Jeff Nichols’s debut feature arrives with all the right credentials needed by any wannabe breakout indie production; festival play, various awards and nominations, even a respected critic proclaiming its virtues (Roger Ebert included the film in his 2008 Ebertfest, an annual festival dedicated to underseen or underappreciated films). And to be sure, the film is a serious, well-intentioned one. If only it weren’t so boring.
Attending his father’s Arkansas funeral, Son (Michael Shannon, so good in William Friedkin’s Bug, but with little to do but brood existentially here) spits on the grave, which quickly sets off a feud between him and his half-brothers (born to Dad by another woman).

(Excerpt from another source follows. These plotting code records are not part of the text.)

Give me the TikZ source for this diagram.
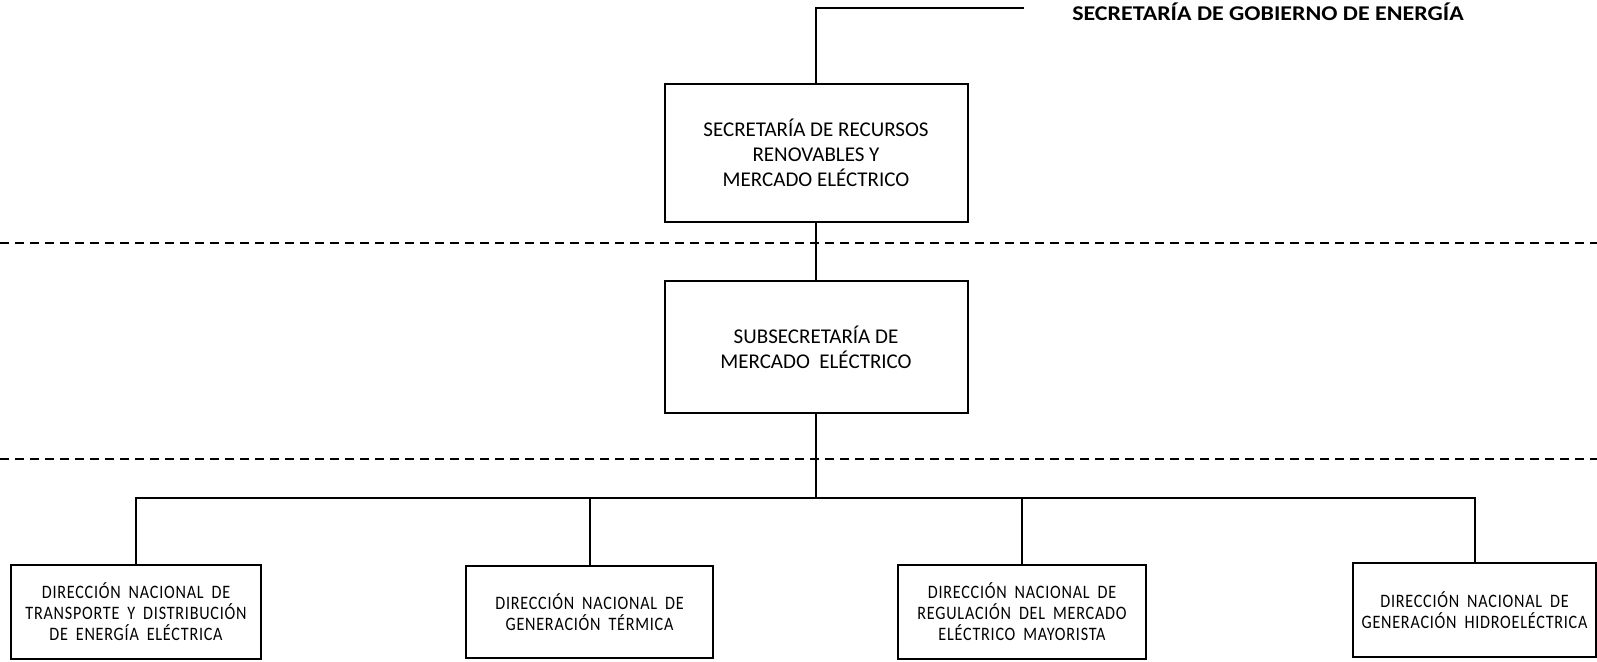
\documentclass[tikz,border=0pt]{standalone}
\usepackage{fontspec}
\setmainfont{Carlito}
\newfontfamily\boxfont{Carlito}
\newfontfamily\lowfont{Carlito}[FakeStretch=0.85,LetterSpace=4,WordSpace=1.8]
\newfontfamily\titlefont{Carlito}[FakeStretch=1.14]
\begin{document}
\begin{tikzpicture}[x=1pt,y=-1pt,
  line/.style={black,line width=2pt},
  dashline/.style={black,line width=1.5pt,dash pattern=on 9pt off 6pt},
  bigbox/.style={draw=black,line width=2pt,fill=white,inner sep=0pt,align=center,
    font=\boxfont\fontsize{21}{25}\selectfont},
  lowbox/.style={draw=black,line width=2pt,fill=white,inner sep=0pt,align=center,
    font=\lowfont\fontsize{19}{21}\selectfont},
  title/.style={inner sep=0pt,font=\titlefont\bfseries\fontsize{21}{25}\selectfont}]
\useasboundingbox (0,0) rectangle (1597,661);
% dashed separators
\coordinate (d1l) at (0,243);
\coordinate (d1r) at (1597,243);
\coordinate (d2l) at (0,459);
\coordinate (d2r) at (1597,459);
\draw[dashline] (d1l) -- (d1r);
\draw[dashline] (d2l) -- (d2r);
% nodes
\node[bigbox,minimum width=303pt,minimum height=138pt] (b1) at (816,153)
  {SECRETARÍA DE RECURSOS\\RENOVABLES Y\\MERCADO ELÉCTRICO};
\node[bigbox,minimum width=303pt,minimum height=132pt] (b2) at (816,347)
  {SUBSECRETARÍA DE\\MERCADO\ \ ELÉCTRICO};
\node[lowbox,minimum width=250pt,minimum height=94pt] (dA) at (136,612)
  {DIRECCIÓN NACIONAL DE\\TRANSPORTE Y DISTRIBUCIÓN\\DE ENERGÍA ELÉCTRICA};
\node[lowbox,minimum width=247pt,minimum height=92pt] (dB) at (589.5,612)
  {DIRECCIÓN NACIONAL DE\\GENERACIÓN TÉRMICA};
\node[lowbox,minimum width=248pt,minimum height=94pt] (dC) at (1022,612)
  {DIRECCIÓN NACIONAL DE\\REGULACIÓN DEL MERCADO\\ELÉCTRICO MAYORISTA};
\node[lowbox,minimum width=243pt,minimum height=94pt] (dD) at (1474.5,610)
  {DIRECCIÓN NACIONAL DE\\GENERACIÓN HIDROELÉCTRICA};
\node[title,anchor=center] (t) at (1268,11.5) {SECRETARÍA DE GOBIERNO DE ENERGÍA};
% connectors
\coordinate (tl) at (1024,8);
\coordinate (bus) at (816,498);
\draw[line] (b1.north) |- (tl);
\draw[line] (b1.south) -- (b2.north);
\draw[line] (b2.south) -- (bus);
\draw[line] (dA.north) |- (dD.north |- bus) -- (dD.north);
\draw[line] (dB.north) -- (dB.north |- bus);
\draw[line] (dC.north) -- (dC.north |- bus);
\end{tikzpicture}
\end{document}
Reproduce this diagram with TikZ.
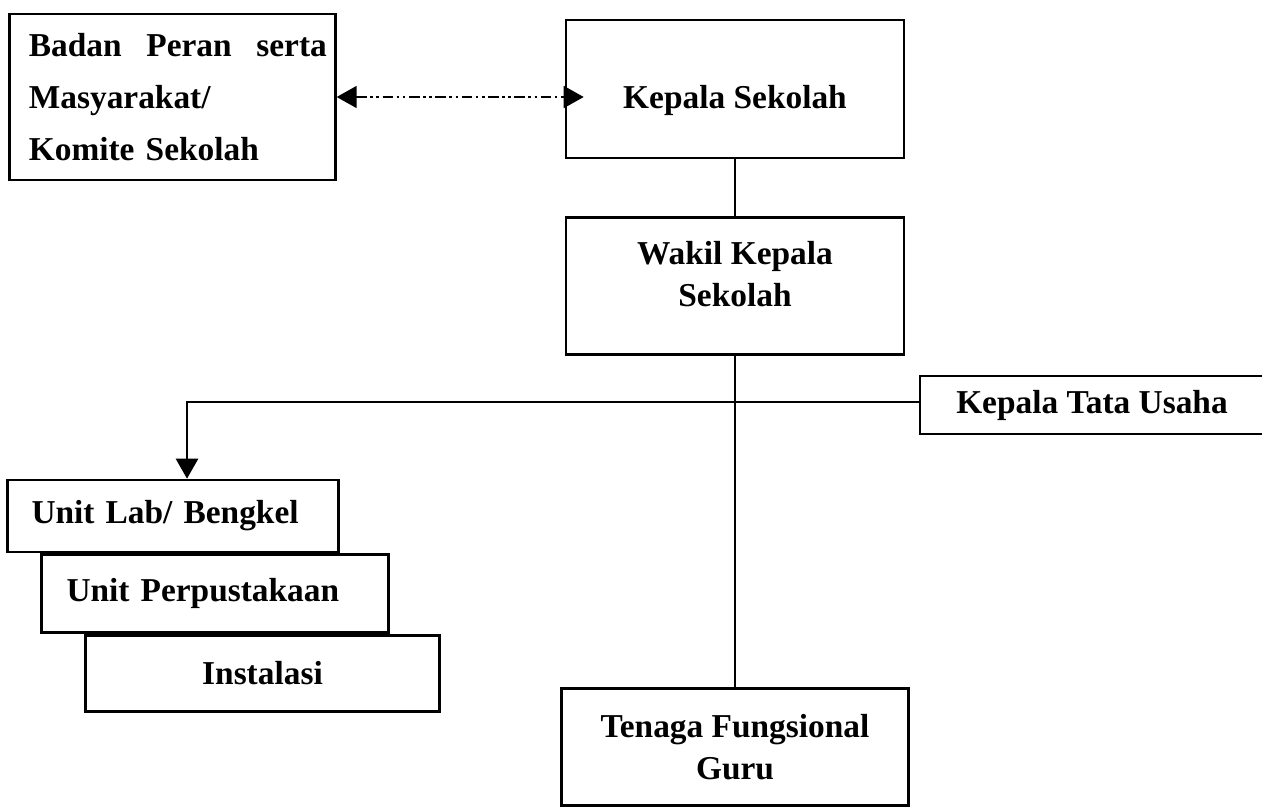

Before long, Son’s two brothers Boy and Kid (those names just scream pseudo-profundity, don’t they?) are also drawn into the conflict, matters escalate, tragedy ensues and we all learn that revenge is a Bad Thing. That’s about it for plot. There’s a lot of sitting around on porches though.
Ultimately, what we have here is nothing but a homage to (pre-Pineapple Express) David Gordon Green. Now, I’m no great fan of Green, and had a similarly-allergic reaction to the whimsical pretension of his debut George Washington, but hell, at least no one else was stealing from Terence Malick when he started doing it. Now Nichols is ripping off Gordon ripping off Malick and I’m thinking the old boy must be due a few royalties. And the snake doesn’t stop swallowing its own tail there. Turns out Nichols is now going to shoot a script by – yes! – David Gordon Green. The fun those two fellas must have when they hang out. I’ll bet they quote Badlands at each other all day.
There is something to be said for the film’s subtlety, I suppose (for instance, the expected violence hinted at by the title all happens offscreen). But even that decision just feels so damn tasteful, adding to the slightly-suffocating prestige feel of the whole production. At least when Roger Corman used to churn out Hicksploitation movies back in the 70s, you were guaranteed a few cheap thrills, Corman always being careful to keep the boobs/bullets quotient healthy. Bloody Mama is no one’s idea of great cinematic art, but I appreciated the fact that it didn’t make me feel like I’d been mainlining Night Nurse. Shotgun Stories on the other hand is what they euphemistically call “deliberately-paced”, all pauses and taciturnity and artful long shots. That needn’t be a problem if a film is atmospheric or complex enough to sustain a slow burn approach, but the material here is so simple that it can’t hold up under the weight, and what you end up with is akin to a gilded frame being put around a fortune cookie proverb.
Because yes, the film sure looks pretty, and you certainly can’t fault the craft of the cast and crew involved. No doubt it’s one from the heart, and it’s hard to condemn people going out there and telling their own non-Hollywood stories their own way. But sometimes it starts to feel as though too many US indies can be as formulaic as your average blockbuster. There’s really nothing new here, and even by second hand standards, some of the goods on sale are starting to look a bit frayed around the edges. Next time out, Nichols might benefit from being slightly less well-behaved and getting his hands a bit dirtier. Maybe he can follow Green’s example again and make a Seth Rogan comedy too. It’d have to be more fun than this.